2002 -- Rusi Taleyarkhan, working at the Oak Ridge National Laboratory, publishes research findings that confirm bubble fusion, a method for producing massive amounts of energy through environmentally clean and cheap methods.
August 2003 -- Taleyarkhan becomes a faculty member at Purdue. Questions about his research practices are raised, but did not reach upper administrators at the time.
May 2005 -- A paper, "Confirmatory Experiments for Nuclear Emissions During Acoustic Cavitation," is published in the journal Nuclear Engineering and Design, claiming independent verification of Taleyarkhan's findings.
A student listed as co-author on the May 2005 paper and another paper released later in the year goes to the head of Purdue's Nuclear Engineering Department and said he had nothing to do with either paper. He alleges Taleyarkhan has added his name to the papers.

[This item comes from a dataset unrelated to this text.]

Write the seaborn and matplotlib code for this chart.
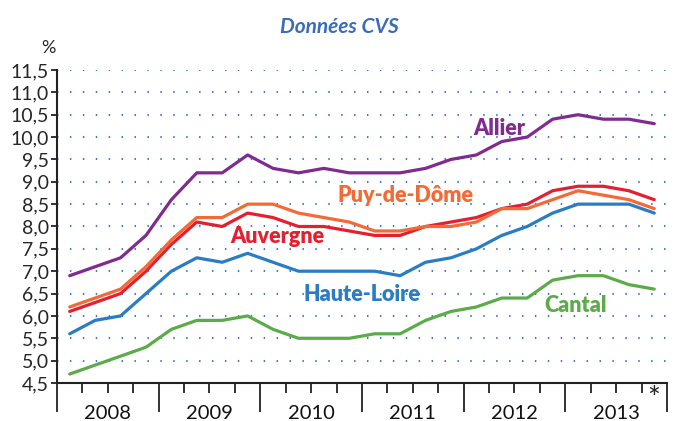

October 2005 -- A paper titled "Bubble Dynamics and Tritium Emission During Bubble Fusion Experiments" is presented at the 11th International Topical Meeting on Nuclear Reactor Thermal-Hydraulics claiming independent verification.
2005 -- Lefteri Tsoukalas, head of Purdue's Nuclear Engineering Department, raises concerns to Purdue officials over Taleyarkhan's research, the papers claiming independent confirmation and his team's inability to replicate the experiment.
2006 -- Nature publishes articles questioning the research claims and researchers from other universities join in.
February 2006 -- A fact-finding committee formed by the School of Engineering determined that a student listed as co-author of two papers claiming independent confirmation of Taleyarkhan's findings had not participated in the research or data analysis. The other co-author on the papers will not state who had written the final draft of the papers. The report is given to Peter Dunn, associate vice president for research.
March 2006 -- Provost Sally Mason announces an investigation.
April 2006 -- The university forms a preliminary examination committee to discover and examine the facts surrounding concerns in articles written on bubble fusion. The committee will reference articles, conduct interviews and review available material.
A few days before the committee releases a report, Kenneth Suslick, a researcher at the University of Illinois, submits allegations to Dunn that claim fabrication of results by Taleyarkhan. Suslick later claims his allegations were ignored by Purdue.
The committee eventually delivered a report recommending further interviews and a detailed examination of data notebooks, after only interviewing two professors and limited documents.
July 2006 -- An inquiry committee is formed by Purdue and charged with determining if it is more likely than not that someone committed research misconduct. The university says that if that finding is made, an investigation committee would be formed.
Dec. 15, 2006 -- Purdue's inquiry committee exonerates Taleyarkhan of any research misconduct, though it finds he played a significant role in writing papers that were supposed to be independent of him and abused his position as a senior scientist.
April 2007 -- A congressional subcommittee requests all documentation on the prior inquiries from Purdue.
A new inquiry committee is formed by Purdue to look into claims made against Taleyarkhan and his research. The congressional committee chastises Purdue for using the same people on the committee as the 2006 inquiry and requests others be included.
May 2007 -- The Congressional committee releases its memo to Purdue president Martin Jischke criticizing prior inquiries.